Source data:
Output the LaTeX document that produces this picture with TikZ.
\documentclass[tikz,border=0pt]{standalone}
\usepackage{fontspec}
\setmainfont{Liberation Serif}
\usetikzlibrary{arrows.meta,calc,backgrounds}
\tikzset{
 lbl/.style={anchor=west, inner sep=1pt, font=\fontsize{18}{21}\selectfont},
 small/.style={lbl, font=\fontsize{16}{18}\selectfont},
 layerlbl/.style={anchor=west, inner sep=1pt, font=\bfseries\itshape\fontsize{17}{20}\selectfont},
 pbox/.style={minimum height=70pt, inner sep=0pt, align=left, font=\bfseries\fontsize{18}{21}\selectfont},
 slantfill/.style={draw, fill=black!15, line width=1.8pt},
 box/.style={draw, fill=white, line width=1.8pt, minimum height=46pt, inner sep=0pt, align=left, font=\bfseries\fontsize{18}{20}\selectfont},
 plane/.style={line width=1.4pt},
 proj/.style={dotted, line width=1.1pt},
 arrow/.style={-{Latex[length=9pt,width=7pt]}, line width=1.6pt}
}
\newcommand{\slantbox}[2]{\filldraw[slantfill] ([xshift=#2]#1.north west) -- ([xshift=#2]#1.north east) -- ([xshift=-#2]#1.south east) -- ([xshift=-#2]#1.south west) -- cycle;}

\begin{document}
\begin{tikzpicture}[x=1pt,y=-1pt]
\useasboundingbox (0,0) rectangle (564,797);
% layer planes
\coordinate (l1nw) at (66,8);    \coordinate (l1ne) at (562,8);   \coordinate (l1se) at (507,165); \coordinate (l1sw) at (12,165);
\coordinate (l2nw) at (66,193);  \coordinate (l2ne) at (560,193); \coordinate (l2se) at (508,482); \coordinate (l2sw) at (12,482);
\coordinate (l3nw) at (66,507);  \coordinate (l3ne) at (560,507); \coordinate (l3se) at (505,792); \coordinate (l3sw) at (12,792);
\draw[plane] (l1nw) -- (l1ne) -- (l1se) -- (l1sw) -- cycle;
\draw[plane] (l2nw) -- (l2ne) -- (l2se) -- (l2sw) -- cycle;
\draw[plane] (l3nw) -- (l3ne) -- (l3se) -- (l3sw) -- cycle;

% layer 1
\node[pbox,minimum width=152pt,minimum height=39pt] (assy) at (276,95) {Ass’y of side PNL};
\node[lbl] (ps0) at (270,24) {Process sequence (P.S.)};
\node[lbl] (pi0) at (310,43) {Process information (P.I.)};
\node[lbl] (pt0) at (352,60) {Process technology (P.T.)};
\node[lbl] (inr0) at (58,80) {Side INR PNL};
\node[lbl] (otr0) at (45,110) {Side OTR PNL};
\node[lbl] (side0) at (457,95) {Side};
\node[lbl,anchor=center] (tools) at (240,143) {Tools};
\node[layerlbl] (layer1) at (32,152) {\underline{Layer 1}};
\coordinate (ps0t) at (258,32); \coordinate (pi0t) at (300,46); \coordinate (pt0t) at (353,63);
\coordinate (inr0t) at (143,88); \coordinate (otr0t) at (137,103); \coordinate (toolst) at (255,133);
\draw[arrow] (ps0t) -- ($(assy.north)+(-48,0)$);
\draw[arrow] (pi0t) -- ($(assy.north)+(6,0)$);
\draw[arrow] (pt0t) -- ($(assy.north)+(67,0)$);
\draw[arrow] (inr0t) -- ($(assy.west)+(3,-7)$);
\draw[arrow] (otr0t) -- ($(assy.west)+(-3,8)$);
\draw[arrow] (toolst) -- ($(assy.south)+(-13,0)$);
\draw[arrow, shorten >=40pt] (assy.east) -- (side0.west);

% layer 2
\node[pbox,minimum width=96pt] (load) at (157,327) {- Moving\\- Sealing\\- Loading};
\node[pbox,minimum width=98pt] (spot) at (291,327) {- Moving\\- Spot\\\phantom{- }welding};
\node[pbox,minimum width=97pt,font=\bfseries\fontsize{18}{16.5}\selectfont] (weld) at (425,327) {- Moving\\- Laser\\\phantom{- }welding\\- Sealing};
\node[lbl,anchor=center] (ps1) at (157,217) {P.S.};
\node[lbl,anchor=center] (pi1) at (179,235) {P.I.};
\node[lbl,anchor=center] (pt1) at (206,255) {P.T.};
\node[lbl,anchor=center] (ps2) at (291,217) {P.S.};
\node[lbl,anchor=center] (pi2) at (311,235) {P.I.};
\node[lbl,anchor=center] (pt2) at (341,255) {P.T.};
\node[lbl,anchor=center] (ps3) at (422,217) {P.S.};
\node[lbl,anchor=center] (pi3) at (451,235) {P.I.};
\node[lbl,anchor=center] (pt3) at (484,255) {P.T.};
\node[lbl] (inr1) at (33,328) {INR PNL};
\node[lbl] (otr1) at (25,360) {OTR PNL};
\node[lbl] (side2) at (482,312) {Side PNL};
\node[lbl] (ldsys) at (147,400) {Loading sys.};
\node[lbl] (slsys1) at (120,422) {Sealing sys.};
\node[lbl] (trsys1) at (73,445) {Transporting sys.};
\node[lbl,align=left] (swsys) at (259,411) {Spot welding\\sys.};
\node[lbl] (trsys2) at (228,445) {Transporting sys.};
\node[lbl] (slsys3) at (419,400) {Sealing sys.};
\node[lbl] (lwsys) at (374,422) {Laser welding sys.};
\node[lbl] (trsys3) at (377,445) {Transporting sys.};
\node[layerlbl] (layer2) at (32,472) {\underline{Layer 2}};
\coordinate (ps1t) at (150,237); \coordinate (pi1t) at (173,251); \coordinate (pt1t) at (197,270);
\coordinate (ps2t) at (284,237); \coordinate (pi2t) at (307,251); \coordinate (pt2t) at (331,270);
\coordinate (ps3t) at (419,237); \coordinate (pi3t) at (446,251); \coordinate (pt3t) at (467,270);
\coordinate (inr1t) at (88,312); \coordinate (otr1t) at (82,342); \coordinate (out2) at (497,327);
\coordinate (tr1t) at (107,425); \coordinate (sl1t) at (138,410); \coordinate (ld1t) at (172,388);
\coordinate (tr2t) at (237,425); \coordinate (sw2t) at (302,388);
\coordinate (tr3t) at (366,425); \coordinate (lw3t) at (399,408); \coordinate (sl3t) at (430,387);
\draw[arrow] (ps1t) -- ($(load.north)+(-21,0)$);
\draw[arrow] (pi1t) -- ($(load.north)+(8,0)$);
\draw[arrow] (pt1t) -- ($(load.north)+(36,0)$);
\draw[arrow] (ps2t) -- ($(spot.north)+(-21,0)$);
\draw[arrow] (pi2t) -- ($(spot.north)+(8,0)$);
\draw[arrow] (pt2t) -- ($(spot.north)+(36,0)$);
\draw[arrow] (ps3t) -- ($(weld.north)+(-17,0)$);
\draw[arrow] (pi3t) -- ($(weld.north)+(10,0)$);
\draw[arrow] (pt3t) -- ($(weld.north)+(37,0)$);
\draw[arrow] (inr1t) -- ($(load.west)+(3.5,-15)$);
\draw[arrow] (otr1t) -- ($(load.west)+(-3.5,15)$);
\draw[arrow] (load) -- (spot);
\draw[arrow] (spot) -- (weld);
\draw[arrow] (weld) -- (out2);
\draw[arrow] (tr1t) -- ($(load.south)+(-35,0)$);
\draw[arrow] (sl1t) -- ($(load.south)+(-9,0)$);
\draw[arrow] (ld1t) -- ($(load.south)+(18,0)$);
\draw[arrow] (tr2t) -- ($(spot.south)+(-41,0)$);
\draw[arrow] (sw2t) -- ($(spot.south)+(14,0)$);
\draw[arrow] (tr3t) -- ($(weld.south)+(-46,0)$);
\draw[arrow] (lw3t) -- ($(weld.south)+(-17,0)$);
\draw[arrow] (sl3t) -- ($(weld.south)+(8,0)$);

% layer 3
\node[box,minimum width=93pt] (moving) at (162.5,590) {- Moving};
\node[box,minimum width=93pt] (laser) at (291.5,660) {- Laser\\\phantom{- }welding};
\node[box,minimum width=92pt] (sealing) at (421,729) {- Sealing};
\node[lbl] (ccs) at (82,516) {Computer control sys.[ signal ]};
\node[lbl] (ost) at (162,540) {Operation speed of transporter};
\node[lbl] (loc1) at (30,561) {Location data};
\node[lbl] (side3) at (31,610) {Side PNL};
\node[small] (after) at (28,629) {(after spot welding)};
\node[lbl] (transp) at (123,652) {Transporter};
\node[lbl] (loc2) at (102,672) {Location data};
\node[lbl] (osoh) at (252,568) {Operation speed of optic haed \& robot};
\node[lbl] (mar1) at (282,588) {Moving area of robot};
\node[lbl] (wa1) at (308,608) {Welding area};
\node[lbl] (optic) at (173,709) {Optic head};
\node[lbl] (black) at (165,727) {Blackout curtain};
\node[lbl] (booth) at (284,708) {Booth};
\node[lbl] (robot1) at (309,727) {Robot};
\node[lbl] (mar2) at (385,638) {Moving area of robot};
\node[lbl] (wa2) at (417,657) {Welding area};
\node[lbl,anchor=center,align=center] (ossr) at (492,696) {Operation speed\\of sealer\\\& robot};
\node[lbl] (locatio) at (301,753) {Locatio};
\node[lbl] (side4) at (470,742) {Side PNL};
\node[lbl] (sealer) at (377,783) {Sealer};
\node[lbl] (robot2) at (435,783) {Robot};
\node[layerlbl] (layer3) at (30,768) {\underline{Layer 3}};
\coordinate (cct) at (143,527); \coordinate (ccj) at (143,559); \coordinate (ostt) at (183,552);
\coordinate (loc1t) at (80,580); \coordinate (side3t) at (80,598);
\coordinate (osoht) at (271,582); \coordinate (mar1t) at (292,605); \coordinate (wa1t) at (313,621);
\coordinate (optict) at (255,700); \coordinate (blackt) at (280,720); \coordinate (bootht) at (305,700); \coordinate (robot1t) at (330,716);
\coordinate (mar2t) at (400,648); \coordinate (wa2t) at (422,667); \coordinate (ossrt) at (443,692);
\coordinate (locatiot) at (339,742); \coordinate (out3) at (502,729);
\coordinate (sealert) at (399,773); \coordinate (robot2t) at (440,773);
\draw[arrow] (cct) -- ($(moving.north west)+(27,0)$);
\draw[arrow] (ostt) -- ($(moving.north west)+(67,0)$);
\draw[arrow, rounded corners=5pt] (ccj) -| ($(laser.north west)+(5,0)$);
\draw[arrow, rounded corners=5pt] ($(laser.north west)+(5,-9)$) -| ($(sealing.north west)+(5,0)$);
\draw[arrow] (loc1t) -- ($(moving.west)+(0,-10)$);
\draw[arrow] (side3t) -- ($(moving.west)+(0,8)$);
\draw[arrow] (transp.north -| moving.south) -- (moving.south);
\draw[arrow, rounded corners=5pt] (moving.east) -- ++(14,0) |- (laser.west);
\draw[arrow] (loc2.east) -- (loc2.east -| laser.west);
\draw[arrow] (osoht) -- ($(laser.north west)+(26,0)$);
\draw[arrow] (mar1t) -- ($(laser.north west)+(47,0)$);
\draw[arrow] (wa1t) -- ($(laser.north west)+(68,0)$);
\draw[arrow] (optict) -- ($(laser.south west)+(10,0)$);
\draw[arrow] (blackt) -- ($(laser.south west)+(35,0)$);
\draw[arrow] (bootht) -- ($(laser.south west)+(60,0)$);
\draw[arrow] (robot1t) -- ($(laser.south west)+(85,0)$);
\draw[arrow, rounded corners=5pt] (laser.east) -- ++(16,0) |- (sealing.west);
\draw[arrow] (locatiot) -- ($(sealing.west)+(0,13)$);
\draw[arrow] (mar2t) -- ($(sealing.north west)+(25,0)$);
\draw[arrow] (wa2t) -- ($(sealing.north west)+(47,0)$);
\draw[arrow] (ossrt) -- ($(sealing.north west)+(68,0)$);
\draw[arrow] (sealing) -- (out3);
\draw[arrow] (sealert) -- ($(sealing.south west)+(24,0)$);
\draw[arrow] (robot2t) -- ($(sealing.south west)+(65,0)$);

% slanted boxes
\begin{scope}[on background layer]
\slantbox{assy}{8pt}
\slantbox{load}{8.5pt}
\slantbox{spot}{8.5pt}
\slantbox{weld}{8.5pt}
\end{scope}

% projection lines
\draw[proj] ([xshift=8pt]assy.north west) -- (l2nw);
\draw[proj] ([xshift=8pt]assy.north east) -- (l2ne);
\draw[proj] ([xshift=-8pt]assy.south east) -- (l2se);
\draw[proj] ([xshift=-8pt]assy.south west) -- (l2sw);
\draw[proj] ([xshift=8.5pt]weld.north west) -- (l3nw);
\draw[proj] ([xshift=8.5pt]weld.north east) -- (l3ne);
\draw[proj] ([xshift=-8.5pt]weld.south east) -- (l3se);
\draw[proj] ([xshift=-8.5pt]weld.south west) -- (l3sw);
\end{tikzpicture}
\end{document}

Exercise instructions: Set down the lines above as they stand, starting with the first line and ending with the line that contains "west) -- ([xshift=#2]#1.north".

Answer to the exercise:
Output the LaTeX document that produces this picture with TikZ.
\documentclass[tikz,border=0pt]{standalone}
\usepackage{fontspec}
\setmainfont{Liberation Serif}
\usetikzlibrary{arrows.meta,calc,backgrounds}
\tikzset{
 lbl/.style={anchor=west, inner sep=1pt, font=\fontsize{18}{21}\selectfont},
 small/.style={lbl, font=\fontsize{16}{18}\selectfont},
 layerlbl/.style={anchor=west, inner sep=1pt, font=\bfseries\itshape\fontsize{17}{20}\selectfont},
 pbox/.style={minimum height=70pt, inner sep=0pt, align=left, font=\bfseries\fontsize{18}{21}\selectfont},
 slantfill/.style={draw, fill=black!15, line width=1.8pt},
 box/.style={draw, fill=white, line width=1.8pt, minimum height=46pt, inner sep=0pt, align=left, font=\bfseries\fontsize{18}{20}\selectfont},
 plane/.style={line width=1.4pt},
 proj/.style={dotted, line width=1.1pt},
 arrow/.style={-{Latex[length=9pt,width=7pt]}, line width=1.6pt}
}
\newcommand{\slantbox}[2]{\filldraw[slantfill] ([xshift=#2]#1.north west) -- ([xshift=#2]#1.north east) -- ([xshift=-#2]#1.south east) -- ([xshift=-#2]#1.south west) -- cycle;}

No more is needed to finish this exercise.